● **WRITTEN PROBLEM**
Transcribe every line exactly and omit anything that is a picture.

|---|

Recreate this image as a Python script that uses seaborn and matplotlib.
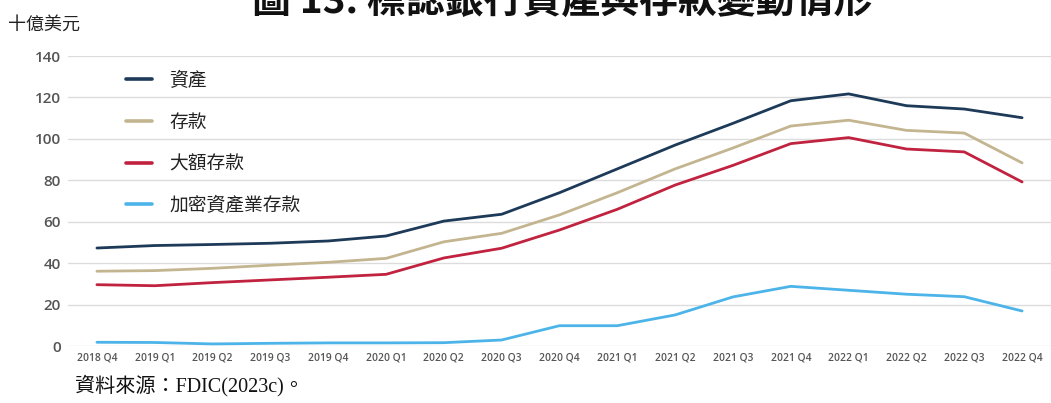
import numpy as np
import pandas as pd
import matplotlib
matplotlib.use("Agg")
import matplotlib.pyplot as plt
import seaborn as sns

# Quarterly balances, billions of USD
quarters = ["2018 Q4", "2019 Q1", "2019 Q2", "2019 Q3", "2019 Q4",
            "2020 Q1", "2020 Q2", "2020 Q3", "2020 Q4",
            "2021 Q1", "2021 Q2", "2021 Q3", "2021 Q4",
            "2022 Q1", "2022 Q2", "2022 Q3", "2022 Q4"]
assets = [47.3, 48.5, 49.0, 49.6, 50.7, 53.1, 60.3, 63.6, 74.0,
          85.5, 97.0, 107.5, 118.4, 121.7, 116.0, 114.4, 110.2]
deposits = [36.1, 36.4, 37.5, 39.0, 40.4, 42.3, 50.3, 54.4, 63.3,
            74.0, 85.5, 95.6, 106.2, 109.0, 104.1, 102.8, 88.4]
large_deposits = [29.6, 29.1, 30.6, 31.9, 33.2, 34.6, 42.5, 47.2, 56.0,
                  66.0, 77.7, 87.2, 97.7, 100.6, 95.1, 93.7, 79.2]
crypto_deposits = [1.8, 1.7, 1.0, 1.3, 1.5, 1.5, 1.6, 2.9, 9.8,
                   9.8, 15.0, 23.7, 28.8, 26.9, 25.0, 23.8, 16.9]

series_names = ["資產", "存款", "大額存款", "加密資產業存款"]
series_colors = ["#1d3a58", "#c3b58f", "#c0223f", "#4cb4e8"]

df = pd.DataFrame({
    "pos": np.arange(len(quarters)),
    series_names[0]: assets,
    series_names[1]: deposits,
    series_names[2]: large_deposits,
    series_names[3]: crypto_deposits,
})
long_df = df.melt(id_vars="pos", var_name="series", value_name="value")

sns.set_theme(style="white")
plt.rcParams["font.family"] = ["Noto Sans CJK TC", "DejaVu Sans"]

fig = plt.figure(figsize=(10.51, 4.03), dpi=100)
ax = fig.add_axes([68 / 1051, 1 - 346 / 403, 1 - 68 / 1051, 290 / 403])

sns.lineplot(data=long_df, x="pos", y="value", hue="series",
             hue_order=series_names, palette=series_colors,
             linewidth=2.0, ax=ax, legend=True)
for ln in ax.lines:
    ln.set_clip_on(False)
    ln.set_solid_joinstyle("round")

ax.set_xlim(-0.5, len(quarters) - 0.5)
ax.set_ylim(0, 140)
ax.set_yticks(np.arange(0, 141, 20))
ax.set_xticks(np.arange(len(quarters)))
ax.set_xticklabels(quarters)
ax.set_xlabel("")
ax.set_ylabel("")
ax.grid(axis="y", color="#dcdcdc", linewidth=1.0)
ax.grid(axis="x", visible=False)
for s in ax.spines.values():
    s.set_visible(False)

ax.tick_params(axis="y", length=0, pad=5, labelsize=11, labelcolor="#555555")
ax.tick_params(axis="x", length=0, pad=5, labelsize=7.4, labelcolor="#555555")
for t in ax.get_yticklabels():
    t.set_fontfamily("Open Sans")
    t.set_fontweight("semibold")
for t in ax.get_xticklabels():
    t.set_fontfamily("Open Sans")
    t.set_fontweight("semibold")

handles, labels = ax.get_legend_handles_labels()
for h in handles:
    h.set_linewidth(2.6)
leg = ax.legend(handles, labels, loc="upper left", frameon=False,
                bbox_to_anchor=(126 / 1051, 1 - 70 / 403),
                bbox_transform=fig.transFigure,
                fontsize=13.5, labelspacing=1.1, handlelength=1.4,
                handletextpad=0.9, borderpad=0, borderaxespad=0)
for t in leg.get_texts():
    t.set_color("#222222")

# Chart title (runs past the top edge of the canvas)
fig.text(0.535, 1 - 13 / 403, "圖 13. 標誌銀行資產與存款變動情形",
         ha="center", va="baseline", fontsize=28, fontweight="bold",
         color="#111111", family=["Noto Sans CJK TC", "DejaVu Sans"])

# Unit label
fig.text(8 / 1051, 1 - 25 / 403, "十億美元", ha="left", va="center",
         fontsize=13, color="#222222")

# Source note
fig.text(75 / 1051, 1 - 386 / 403, "資料來源：FDIC(2023c)。", ha="left",
         va="center", fontsize=14.5, color="#111111",
         family=["Liberation Serif", "Noto Sans CJK TC"])

fig.savefig("out.png", dpi=100)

|---|

● **RESPONSE TO THIS EXERCISE**
Recreate this image as a Python script that uses seaborn and matplotlib.
import numpy as np
import pandas as pd
import matplotlib
matplotlib.use("Agg")
import matplotlib.pyplot as plt
import seaborn as sns

# Quarterly balances, billions of USD
quarters = ["2018 Q4", "2019 Q1", "2019 Q2", "2019 Q3", "2019 Q4",
            "2020 Q1", "2020 Q2", "2020 Q3", "2020 Q4",
            "2021 Q1", "2021 Q2", "2021 Q3", "2021 Q4",
            "2022 Q1", "2022 Q2", "2022 Q3", "2022 Q4"]
assets = [47.3, 48.5, 49.0, 49.6, 50.7, 53.1, 60.3, 63.6, 74.0,
          85.5, 97.0, 107.5, 118.4, 121.7, 116.0, 114.4, 110.2]
deposits = [36.1, 36.4, 37.5, 39.0, 40.4, 42.3, 50.3, 54.4, 63.3,
            74.0, 85.5, 95.6, 106.2, 109.0, 104.1, 102.8, 88.4]
large_deposits = [29.6, 29.1, 30.6, 31.9, 33.2, 34.6, 42.5, 47.2, 56.0,
                  66.0, 77.7, 87.2, 97.7, 100.6, 95.1, 93.7, 79.2]
crypto_deposits = [1.8, 1.7, 1.0, 1.3, 1.5, 1.5, 1.6, 2.9, 9.8,
                   9.8, 15.0, 23.7, 28.8, 26.9, 25.0, 23.8, 16.9]

series_names = ["資產", "存款", "大額存款", "加密資產業存款"]
series_colors = ["#1d3a58", "#c3b58f", "#c0223f", "#4cb4e8"]

df = pd.DataFrame({
    "pos": np.arange(len(quarters)),
    series_names[0]: assets,
    series_names[1]: deposits,
    series_names[2]: large_deposits,
    series_names[3]: crypto_deposits,
})
long_df = df.melt(id_vars="pos", var_name="series", value_name="value")

sns.set_theme(style="white")
plt.rcParams["font.family"] = ["Noto Sans CJK TC", "DejaVu Sans"]

fig = plt.figure(figsize=(10.51, 4.03), dpi=100)
ax = fig.add_axes([68 / 1051, 1 - 346 / 403, 1 - 68 / 1051, 290 / 403])

sns.lineplot(data=long_df, x="pos", y="value", hue="series",
             hue_order=series_names, palette=series_colors,
             linewidth=2.0, ax=ax, legend=True)
for ln in ax.lines:
    ln.set_clip_on(False)
    ln.set_solid_joinstyle("round")

ax.set_xlim(-0.5, len(quarters) - 0.5)
ax.set_ylim(0, 140)
ax.set_yticks(np.arange(0, 141, 20))
ax.set_xticks(np.arange(len(quarters)))
ax.set_xticklabels(quarters)
ax.set_xlabel("")
ax.set_ylabel("")
ax.grid(axis="y", color="#dcdcdc", linewidth=1.0)
ax.grid(axis="x", visible=False)
for s in ax.spines.values():
    s.set_visible(False)

ax.tick_params(axis="y", length=0, pad=5, labelsize=11, labelcolor="#555555")
ax.tick_params(axis="x", length=0, pad=5, labelsize=7.4, labelcolor="#555555")
for t in ax.get_yticklabels():
    t.set_fontfamily("Open Sans")
    t.set_fontweight("semibold")
for t in ax.get_xticklabels():
    t.set_fontfamily("Open Sans")
    t.set_fontweight("semibold")

handles, labels = ax.get_legend_handles_labels()
for h in handles:
    h.set_linewidth(2.6)
leg = ax.legend(handles, labels, loc="upper left", frameon=False,
                bbox_to_anchor=(126 / 1051, 1 - 70 / 403),
                bbox_transform=fig.transFigure,
                fontsize=13.5, labelspacing=1.1, handlelength=1.4,
                handletextpad=0.9, borderpad=0, borderaxespad=0)
for t in leg.get_texts():
    t.set_color("#222222")

# Chart title (runs past the top edge of the canvas)
fig.text(0.535, 1 - 13 / 403, "圖 13. 標誌銀行資產與存款變動情形",
         ha="center", va="baseline", fontsize=28, fontweight="bold",
         color="#111111", family=["Noto Sans CJK TC", "DejaVu Sans"])

# Unit label
fig.text(8 / 1051, 1 - 25 / 403, "十億美元", ha="left", va="center",
         fontsize=13, color="#222222")

# Source note
fig.text(75 / 1051, 1 - 386 / 403, "資料來源：FDIC(2023c)。", ha="left",
         va="center", fontsize=14.5, color="#111111",
         family=["Liberation Serif", "Noto Sans CJK TC"])

fig.savefig("out.png", dpi=100)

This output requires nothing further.